Стало быть, в центре аскетических споров оказывается представление о красоте человека и природы. В мистике, перешагнувшей через деспотию дисциплинарно вмененного аскетизма, чтобы достичь безмятежного разума и любви, естественная красбта полностью реабилитируется. Для Гуго Сен-Викторского способность интуитивного созерцания является чертой ума, которая проявляется не только в моменты сугубо мистические, – ее можно обратить и на чувственно воспринимаемый мир. Созерцание есть «зоркий взгляд свобод-ной души на обозреваемые вещи», реализующееся в приятном и возбуждающем слиянии с теми вещами, которыми вы любуетесь. В самом деле, эстетическое наслаждение появляется оттого, что душа познает в материи гармонию самой ее структуры. И если это происходит на уровне воображаемого чувства, то в наиболее свободном виде созерцания ум может обратиться к удивительному зрелищу, которое представляет собой окружающий мир и все его формы. «Любуйся миром и всем, что в нем есть: увидишь много прекрасного и соблазнительного... в золоте – его блеск, в плотской красоте – ее прелесть, в росписях и цветных одеждах – их краски»14.

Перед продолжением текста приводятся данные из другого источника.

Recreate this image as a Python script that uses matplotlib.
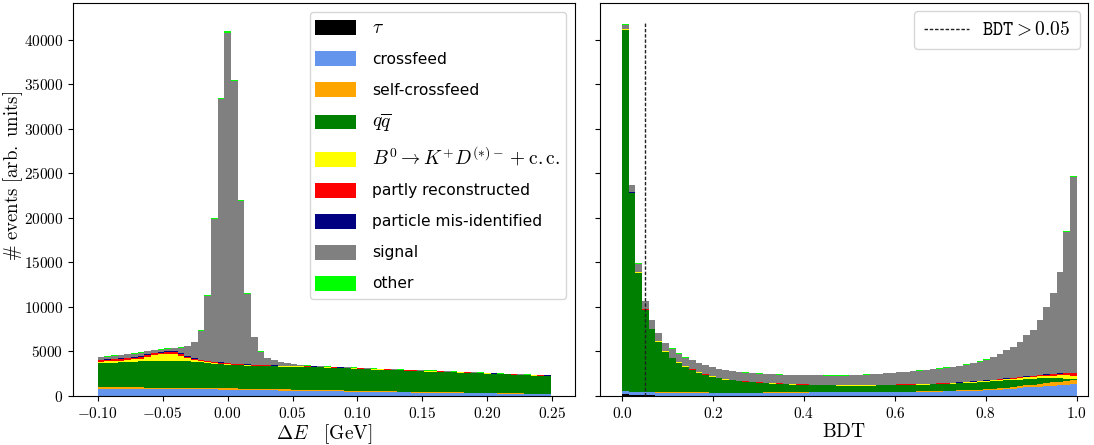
import numpy as np
import matplotlib
matplotlib.use('Agg')
import matplotlib.pyplot as plt
from matplotlib.ticker import FuncFormatter, MultipleLocator
from matplotlib.legend_handler import HandlerPatch
from matplotlib.patches import Rectangle, Polygon

plt.rcParams['mathtext.fontset'] = 'cm'
plt.rcParams['font.family'] = ['DejaVu Sans']

# ---------------- categories ----------------
labels = [r'$\tau$', 'crossfeed', 'self-crossfeed', r'$q\overline{q}$',
          r'$B^0 \to K^{+}D^{(*)-} + \mathrm{c.c.}$', 'partly reconstructed',
          'particle mis-identified', 'signal', 'other']
colors = ['black', 'cornflowerblue', 'orange', 'green', 'yellow', 'red',
          'navy', 'gray', 'lime']

# ---------------- Delta E histogram (68 bins) ----------------
de_start = -0.1
de_width = 0.1 / 19.5
de_nbins = 68

de_tau = [5, 6, 5, 5, 6, 5, 5, 6, 5, 5, 6, 5, 5, 5, 6, 5, 5, 6, 5, 5,
          5, 6, 5, 5, 5, 5, 6, 5, 5, 5, 5, 5, 4, 5, 5, 4, 5, 5, 4, 5,
          4, 5, 4, 4, 5, 4, 4, 4, 5, 4, 4, 4, 4, 4, 3, 4, 4, 3, 4, 3,
          3, 4, 3, 3, 3, 3, 3, 3]
de_crossfeed = [820, 815, 810, 805, 800, 795, 790, 786, 780, 776,
                770, 765, 760, 755, 748, 740, 735, 725, 715, 705,
                695, 685, 673, 660, 650, 638, 625, 612, 600, 588,
                575, 562, 550, 538, 525, 513, 500, 488, 475, 462,
                450, 441, 432, 423, 414, 405, 396, 387, 378, 369,
                360, 351, 342, 333, 324, 315, 306, 297, 288, 279,
                270, 261, 252, 243, 234, 225, 218, 210]
de_selfcf = [170, 168, 170, 165, 165, 162, 160, 160, 158, 158,
             155, 155, 152, 150, 150, 148, 148, 146, 145, 143,
             142, 140, 140, 138, 136, 135, 133, 132, 130, 128,
             126, 124, 122, 120, 118, 116, 114, 112, 110, 108,
             106, 104, 102, 100, 97, 95, 93, 90, 88, 85,
             82, 80, 77, 74, 72, 69, 66, 63, 60, 57,
             54, 51, 48, 45, 42, 39, 36, 33]
de_qqbar = [2710, 2740, 2770, 2800, 2830, 2890, 2920, 2950, 2980, 2990,
            3020, 3010, 3000, 2980, 2930, 2880, 2820, 2760, 2700, 2660,
            2620, 2600, 2580, 2570, 2560, 2560, 2560, 2560, 2560, 2560,
            2570, 2560, 2550, 2540, 2530, 2520, 2500, 2490, 2480, 2460,
            2440, 2420, 2410, 2390, 2380, 2360, 2340, 2330, 2310, 2290,
            2300, 2270, 2260, 2240, 2220, 2210, 2190, 2170, 2160, 2140,
            2120, 2100, 2080, 2060, 2050, 2030, 2010, 2000]
de_b0kd = [150, 160, 180, 200, 230, 260, 300, 500, 650, 750,
           800, 780, 600, 350, 200, 120, 90, 70, 60, 55,
           50, 45, 45, 40, 40, 40, 38, 38, 36, 36,
           35, 35, 34, 34, 33, 33, 32, 32, 31, 31,
           30, 30, 29, 29, 28, 28, 27, 27, 26, 26,
           25, 25, 24, 24, 23, 23, 22, 22, 21, 21,
           20, 20, 20, 20, 20, 20, 20, 20]
de_partly = [180, 180, 185, 185, 190, 190, 195, 195, 200, 200,
             200, 195, 190, 170, 150, 130, 110, 100, 90, 80,
             70, 65, 60, 55, 50, 45, 40, 40, 38, 36,
             35, 35, 34, 34, 33, 33, 32, 32, 31, 31,
             30, 30, 29, 29, 28, 28, 27, 27, 26, 26,
             25, 25, 24, 24, 23, 23, 22, 22, 21, 21,
             20, 20, 20, 20, 20, 20, 20, 20]
de_misid = [50, 50, 55, 55, 60, 60, 70, 80, 90, 100,
            100, 100, 100, 90, 80, 70, 60, 50, 45, 40,
            40, 35, 35, 30, 30, 30, 30, 28, 28, 26,
            26, 25, 25, 25, 24, 24, 24, 23, 23, 23,
            22, 22, 22, 21, 21, 21, 20, 20, 20, 19,
            19, 19, 18, 18, 18, 17, 17, 17, 16, 16,
            16, 16, 15, 15, 15, 15, 15, 15]
de_signal = [275, 292, 335, 395, 400, 398, 420, 334, 247, 231,
             260, 350, 603, 1110, 1787, 3247, 7302, 15994, 29540, 37082,
             31728, 18315, 7902, 3082, 1470, 800, 569, 345, 263, 181,
             88, 60, 45, 35, 30, 25, 20, 20, 20, 20,
             20, 20, 20, 20, 20, 20, 15, 15, 15, 15,
             15, 15, 15, 15, 14, 14, 13, 13, 12, 12,
             12, 11, 11, 11, 10, 10, 10, 10]
de_other = [40, 40, 40, 40, 40, 40, 40, 40, 40, 40,
            40, 40, 40, 40, 50, 60, 80, 120, 150, 160,
            150, 130, 100, 80, 60, 50, 45, 40, 40, 40,
            40, 40, 39, 39, 39, 39, 38, 38, 38, 38,
            37, 37, 37, 36, 36, 36, 35, 35, 35, 35,
            34, 34, 34, 33, 33, 33, 32, 32, 32, 32,
            31, 31, 31, 30, 30, 30, 30, 30]

# ---------------- BDT histogram (68 bins on [0, 1]) ----------------
bdt_nbins = 68
bdt_cut = 0.05

bdt_tau = [250, 150, 100, 80, 60, 50, 45, 40, 35, 30,
           30, 25, 25, 20, 20, 20, 15, 15, 15, 15,
           15, 15, 15, 15, 15, 15, 10, 10, 10, 10,
           10, 10, 10, 10, 10, 10, 10, 10, 10, 10,
           10, 10, 10, 10, 10, 10, 10, 10, 10, 10,
           10, 10, 10, 10, 10, 10, 10, 10, 10, 10,
           10, 10, 10, 10, 10, 10, 10, 10]
bdt_crossfeed = [300, 320, 330, 340, 340, 340, 340, 340, 340, 340,
                 340, 340, 340, 340, 340, 340, 340, 340, 340, 340,
                 340, 350, 355, 360, 365, 370, 375, 380, 385, 390,
                 400, 403, 406, 410, 413, 416, 420, 423, 426, 430,
                 433, 436, 440, 443, 446, 450, 460, 480, 500, 520,
                 540, 560, 580, 600, 625, 650, 700, 760, 820, 880,
                 950, 1000, 1050, 1100, 1150, 1200, 1250, 1300]
bdt_selfcf = [30, 30, 30, 30, 30, 30, 30, 30, 30, 30,
              30, 30, 30, 30, 30, 30, 30, 30, 30, 30,
              30, 30, 30, 30, 30, 30, 30, 30, 30, 30,
              30, 30, 30, 30, 30, 30, 30, 30, 30, 30,
              30, 40, 43, 46, 50, 53, 56, 60, 63, 66,
              70, 80, 90, 100, 110, 120, 140, 160, 180, 200,
              220, 250, 280, 320, 360, 400, 450, 500]
bdt_qqbar = [40520, 22270, 13390, 9210, 7060, 5680, 4565, 3820, 3340, 2900,
             2520, 2225, 1965, 1780, 1600, 1460, 1365, 1275, 1205, 1145,
             1095, 1035, 990, 945, 910, 875, 845, 820, 795, 770,
             750, 737, 724, 710, 707, 704, 700, 707, 714, 720,
             727, 724, 727, 741, 754, 767, 774, 770, 777, 784,
             800, 810, 820, 840, 855, 870, 850, 820, 790, 760,
             720, 680, 640, 570, 500, 390, 240, 90]
bdt_b0kd = [30, 30, 30, 30, 30, 30, 30, 30, 30, 30,
            30, 30, 30, 30, 30, 30, 30, 30, 30, 30,
            30, 30, 30, 30, 30, 30, 30, 30, 30, 30,
            30, 40, 40, 40, 40, 40, 40, 40, 40, 40,
            40, 50, 50, 50, 50, 50, 50, 50, 50, 50,
            50, 70, 75, 85, 90, 100, 110, 125, 140, 160,
            180, 200, 230, 260, 280, 320, 360, 400]
bdt_partly = [25, 25, 25, 25, 25, 25, 25, 25, 25, 25,
              25, 25, 25, 25, 25, 25, 25, 25, 25, 25,
              25, 25, 25, 25, 25, 25, 25, 25, 25, 25,
              25, 25, 25, 25, 25, 25, 25, 25, 25, 25,
              25, 35, 35, 35, 35, 35, 35, 35, 35, 35,
              35, 40, 42, 45, 48, 50, 60, 65, 70, 80,
              90, 100, 110, 130, 150, 180, 220, 250]
bdt_misid = [15, 15, 15, 15, 15, 15, 15, 15, 15, 15,
             15, 15, 15, 15, 15, 15, 15, 15, 15, 15,
             15, 15, 15, 15, 15, 15, 15, 15, 15, 15,
             15, 15, 15, 15, 15, 15, 15, 15, 15, 15,
             15, 15, 15, 15, 15, 15, 15, 15, 15, 15,
             15, 20, 20, 20, 20, 20, 20, 25, 25, 25,
             25, 30, 30, 30, 35, 35, 40, 40]
bdt_signal = [440, 800, 940, 900, 950, 900, 905, 1025, 940, 935,
              1020, 1020, 1015, 1025, 975, 965, 965, 965, 955, 955,
              955, 965, 965, 975, 975, 985, 1005, 1015, 1025, 1035,
              1035, 1030, 1040, 1060, 1080, 1110, 1150, 1180, 1220, 1260,
              1310, 1335, 1385, 1425, 1475, 1525, 1585, 1645, 1715, 1785,
              1865, 1930, 2043, 2160, 2317, 2535, 2810, 3155, 3450, 3930,
              4595, 5090, 6125, 7540, 9050, 11355, 15880, 21950]
bdt_other = [80, 60, 40, 35, 35, 35, 35, 35, 35, 35,
             35, 35, 35, 35, 35, 35, 35, 35, 35, 35,
             35, 35, 35, 35, 35, 35, 35, 35, 35, 35,
             35, 30, 30, 30, 30, 30, 30, 30, 30, 30,
             30, 35, 35, 35, 35, 35, 35, 35, 35, 35,
             35, 40, 40, 40, 45, 45, 50, 50, 55, 55,
             60, 60, 65, 70, 75, 80, 90, 100]

de_series = [de_tau, de_crossfeed, de_selfcf, de_qqbar, de_b0kd,
             de_partly, de_misid, de_signal, de_other]
bdt_series = [bdt_tau, bdt_crossfeed, bdt_selfcf, bdt_qqbar, bdt_b0kd,
              bdt_partly, bdt_misid, bdt_signal, bdt_other]

de_edges = de_start + de_width * np.arange(de_nbins + 1)
de_centers = 0.5 * (de_edges[:-1] + de_edges[1:])
bdt_edges = np.linspace(0.0, 1.0, bdt_nbins + 1)
bdt_centers = 0.5 * (bdt_edges[:-1] + bdt_edges[1:])

# ---------------- figure ----------------
W, H = 1094, 445
fig = plt.figure(figsize=(W / 100, H / 100), dpi=100)
bot = 1 - 396 / H
hgt = (396 - 3) / H
ax1 = fig.add_axes([73 / W, bot, (575 - 73) / W, hgt])
ax2 = fig.add_axes([600 / W, bot, (1088 - 600) / W, hgt], sharey=ax1)

ax1.hist([de_centers] * len(de_series), bins=de_edges, weights=de_series,
         stacked=True, histtype='stepfilled', color=colors, label=labels,
         linewidth=0.5)
ax2.hist([bdt_centers] * len(bdt_series), bins=bdt_edges, weights=bdt_series,
         stacked=True, histtype='stepfilled', color=colors, linewidth=0.5)

tot_bdt = np.sum(np.array(bdt_series), axis=0)
ax2.vlines(bdt_cut, 0, tot_bdt.max() * 1.005, colors='#222222',
           linestyles=(0, (2.5, 1.3)), linewidth=1.0,
           label=r'$\mathtt{BDT} > 0.05$')

ax1.set_xlim(-0.119, 0.2675)
ax2.set_xlim(-0.0485, 1.0245)
ax1.set_ylim(0, 44100)

ax1.xaxis.set_major_locator(MultipleLocator(0.05))
ax1.yaxis.set_major_locator(MultipleLocator(5000))
ax2.xaxis.set_major_locator(MultipleLocator(0.2))

fmt_de = FuncFormatter(lambda v, p: f'${v:.2f}$')
fmt_y = FuncFormatter(lambda v, p: f'${int(round(v))}$')
fmt_bdt = FuncFormatter(lambda v, p: f'${v:.1f}$')
ax1.xaxis.set_major_formatter(fmt_de)
ax1.yaxis.set_major_formatter(fmt_y)
ax2.xaxis.set_major_formatter(fmt_bdt)

for ax in (ax1, ax2):
    ax.tick_params(labelsize=11)
ax2.tick_params(labelleft=False)

ax1.set_xlabel(r'$\Delta E \quad [\mathrm{GeV}]$', fontsize=14, labelpad=1)
ax1.set_ylabel(r'$\#\ \mathrm{events\ [arb.\ units]}$', fontsize=13.5)
ax1.yaxis.set_label_coords(-0.095, 0.56)
ax2.set_xlabel(r'$\mathrm{BDT}$', fontsize=14, labelpad=1)


def small_rect(legend, orig_handle, xdescent, ydescent, width, height, fontsize):
    h = 0.95 * fontsize
    return Rectangle((-xdescent, -ydescent + (height - h) / 2.0), width, h)


# legend in the same order as the stacking (bottom component first)
handles, labs = ax1.get_legend_handles_labels()
order = [labs.index(l) for l in labels]
leg1 = ax1.legend([handles[k] for k in order], [labs[k] for k in order],
                  loc='upper right', fontsize=11.2, labelspacing=0.74,
                  handlelength=2.6, handleheight=1.55, handletextpad=1.05,
                  borderpad=0.35, borderaxespad=0.6,
                  handler_map={Polygon: HandlerPatch(patch_func=small_rect)})
for t in leg1.get_texts():
    if '$' in t.get_text():
        t.set_fontsize(14)

leg2 = ax2.legend(loc='upper right', fontsize=14, handlelength=2.3,
                  handletextpad=0.7, borderpad=0.5, borderaxespad=0.4)

fig.savefig('out.png', dpi=100)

Как мы видим, эстетические споры эпохи Средневековья не концентрировались только на природе прекрасного, они изобилуют – и это в наибольшей степени свойственно текстам мистиков – выражениями восторга, свидетельствующими о слиянии чувственного восприятия и ученых рассуждений. К примеру, такая тема, как женская красота, обсуждается в Средневековье достаточно часто. Когда Матфей Вандомский в «Искусстве стихосложения» («Ars Versificatoria») задает правила, по которым можно составить красноречивое описание прекрасной женщины, этот факт не производит на нас особого впечатления. С одной стороны, речь идет об игре риторических фигур и соревновании в эрудиции, то есть в имитации классики, с другой – в этом совершенно логично проявляется более свободное, чем раньше, ощущение природы, свойственное поэтам светским, о чем свидетельствует вся латинская средневековая поэзия.